*TASK PROMPT*: Transcribe every line exactly and omit anything that is a picture.

*SUPPLIED INFORMATION*:

====================

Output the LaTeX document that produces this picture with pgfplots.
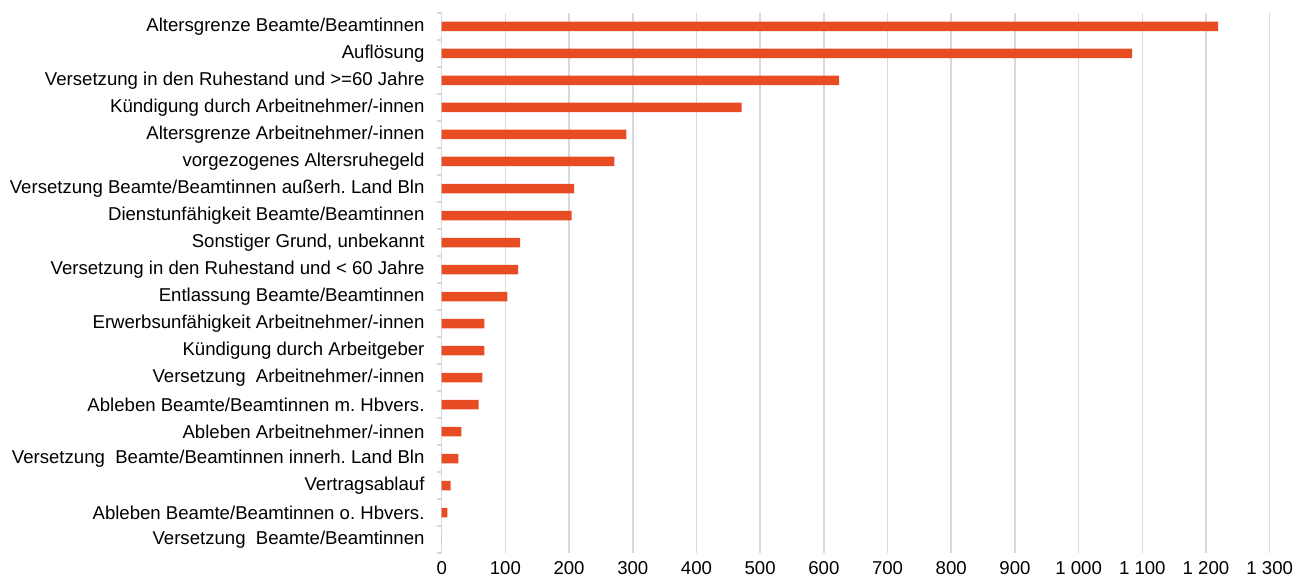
\documentclass[border=0pt]{standalone}
\usepackage{pgfplots}
\pgfplotsset{compat=1.18}
\usepackage{fontspec}
\setmainfont{Liberation Sans}
\frenchspacing
\definecolor{barc}{RGB}{232,76,34}
\definecolor{gridc}{RGB}{217,217,217}
\begin{document}
\begin{tikzpicture}
\begin{axis}[
  scale only axis,
  width=828pt, height=540pt,
  xbar, bar width=9.5pt,
  xmin=0, xmax=1300,
  ymin=-0.5, ymax=19.5,
  y dir=reverse,
  xtick={0,100,...,1300},
  ytick={0,...,19},
  yticklabels={Altersgrenze Beamte/Beamtinnen,Auflösung,Versetzung in den Ruhestand und >=60 Jahre,Kündigung durch Arbeitnehmer/-innen,Altersgrenze Arbeitnehmer/-innen,vorgezogenes Altersruhegeld,Versetzung Beamte/Beamtinnen außerh. Land Bln,Dienstunfähigkeit Beamte/Beamtinnen,{Sonstiger Grund, unbekannt},Versetzung in den Ruhestand und < 60 Jahre,Entlassung Beamte/Beamtinnen,Erwerbsunfähigkeit Arbeitnehmer/-innen,Kündigung durch Arbeitgeber,Versetzung\ \ Arbeitnehmer/-innen,Ableben Beamte/Beamtinnen m. Hbvers.,Ableben Arbeitnehmer/-innen,Versetzung\ \ Beamte/Beamtinnen innerh. Land Bln,Vertragsablauf,Ableben Beamte/Beamtinnen o. Hbvers.,Versetzung\ \ Beamte/Beamtinnen},
  minor ytick={-0.5,0.5,...,19.5},
  major tick length=0pt,
  minor tick length=5pt,
  tick align=outside,
  minor tick style={gridc, line width=1.5pt},
  axis lines*=left,
  x axis line style={draw=none},
  y axis line style={gridc, line width=1.5pt},
  xmajorgrids,
  major grid style={gridc, line width=1.5pt},
  ticklabel style={font=\fontsize{18.6}{20}\selectfont\frenchspacing},
  y tick label style={inner sep=0pt, xshift=-17pt},
  x tick label style={inner sep=0pt, yshift=-8pt},
  /pgf/number format/assume math mode=true,
  /pgf/number format/1000 sep={\ },
]
\addplot[fill=barc, draw=none] coordinates {
(1219,0) (1084,1) (624,2) (471,3) (290,4) (271,5) (208,6) (204,7) (123,8) (120,9) (103,10) (67,11) (67,12) (64,13) (58,14) (31,15) (26,16) (14,17) (9,18) (0,19)
};
\end{axis}
\path (-441.7pt,-30pt) rectangle (857.3pt,553pt);
\end{tikzpicture}
\end{document}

====================

*ANSWER IN FULL*:
Output the LaTeX document that produces this picture with pgfplots.
\documentclass[border=0pt]{standalone}
\usepackage{pgfplots}
\pgfplotsset{compat=1.18}
\usepackage{fontspec}
\setmainfont{Liberation Sans}
\frenchspacing
\definecolor{barc}{RGB}{232,76,34}
\definecolor{gridc}{RGB}{217,217,217}
\begin{document}
\begin{tikzpicture}
\begin{axis}[
  scale only axis,
  width=828pt, height=540pt,
  xbar, bar width=9.5pt,
  xmin=0, xmax=1300,
  ymin=-0.5, ymax=19.5,
  y dir=reverse,
  xtick={0,100,...,1300},
  ytick={0,...,19},
  yticklabels={Altersgrenze Beamte/Beamtinnen,Auflösung,Versetzung in den Ruhestand und >=60 Jahre,Kündigung durch Arbeitnehmer/-innen,Altersgrenze Arbeitnehmer/-innen,vorgezogenes Altersruhegeld,Versetzung Beamte/Beamtinnen außerh. Land Bln,Dienstunfähigkeit Beamte/Beamtinnen,{Sonstiger Grund, unbekannt},Versetzung in den Ruhestand und < 60 Jahre,Entlassung Beamte/Beamtinnen,Erwerbsunfähigkeit Arbeitnehmer/-innen,Kündigung durch Arbeitgeber,Versetzung\ \ Arbeitnehmer/-innen,Ableben Beamte/Beamtinnen m. Hbvers.,Ableben Arbeitnehmer/-innen,Versetzung\ \ Beamte/Beamtinnen innerh. Land Bln,Vertragsablauf,Ableben Beamte/Beamtinnen o. Hbvers.,Versetzung\ \ Beamte/Beamtinnen},
  minor ytick={-0.5,0.5,...,19.5},
  major tick length=0pt,
  minor tick length=5pt,
  tick align=outside,
  minor tick style={gridc, line width=1.5pt},
  axis lines*=left,
  x axis line style={draw=none},
  y axis line style={gridc, line width=1.5pt},
  xmajorgrids,
  major grid style={gridc, line width=1.5pt},
  ticklabel style={font=\fontsize{18.6}{20}\selectfont\frenchspacing},
  y tick label style={inner sep=0pt, xshift=-17pt},
  x tick label style={inner sep=0pt, yshift=-8pt},
  /pgf/number format/assume math mode=true,
  /pgf/number format/1000 sep={\ },
]
\addplot[fill=barc, draw=none] coordinates {
(1219,0) (1084,1) (624,2) (471,3) (290,4) (271,5) (208,6) (204,7) (123,8) (120,9) (103,10) (67,11) (67,12) (64,13) (58,14) (31,15) (26,16) (14,17) (9,18) (0,19)
};
\end{axis}
\path (-441.7pt,-30pt) rectangle (857.3pt,553pt);
\end{tikzpicture}
\end{document}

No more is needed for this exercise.